I was working on the piece right when lockdown began and at the same time I joined a group called Enclosure - a collective of artists and medieval scholars that began meeting regularly in quarantine to talk about medieval art, enclosure, anchorites, saints, etc. We were all pretty raw when we first began speaking, getting the hang of zoom and our new monastic lives and in one of the first meetings I was telling the group about the small wooden sculpture and she was sitting beside me and they introduced me to the idea of sympathetic magic. I realised that this ancient human practice had made its way into my own.
Other rituals have been more intentional. For example in anticipation of the body scan from which the form of Orgy For 10 People In One Body 5 (The deer piece) was born, I worked almost like a method actor to “become” the deer. I ate only deer food, spent all my time in and around the deer meadows in the mountains near my studio, and listened constantly to a sacred motet by Arvo Pärt called the Deer’s Cry that is a kind of protective prayer or spell of concealment originally invoked by Saint Patrick in 433 AD to turn he and his monks into a herd of wild fawns when an ambush was upon them. I am really interested in transhumanism and transformation in general as a way of meeting and transcending our moment.

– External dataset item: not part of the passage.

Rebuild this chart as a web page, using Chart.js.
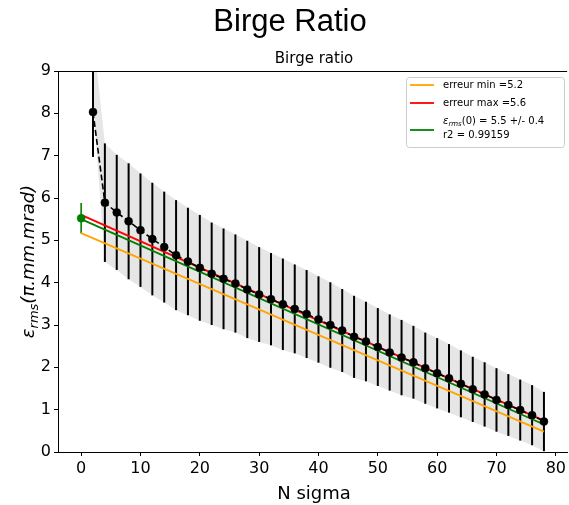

Do you believe that political or social statements always lurk behind an art or sculpture piece? If so, how would you categorise the statements which your own sculptures present?
I don’t think of my sculptures as statements. Each is more of a question than an answer. But I do think that having a voice is a political act and so in this way making art itself can be seen as political. I think that making my work, having a voice and using it, is an enactment and support of the freedom and power that lies within each of us and why art is often seen as so dangerous to other systems of power, because it is. It reminds us of and connects us to our own power, outside of the systems that try and control us.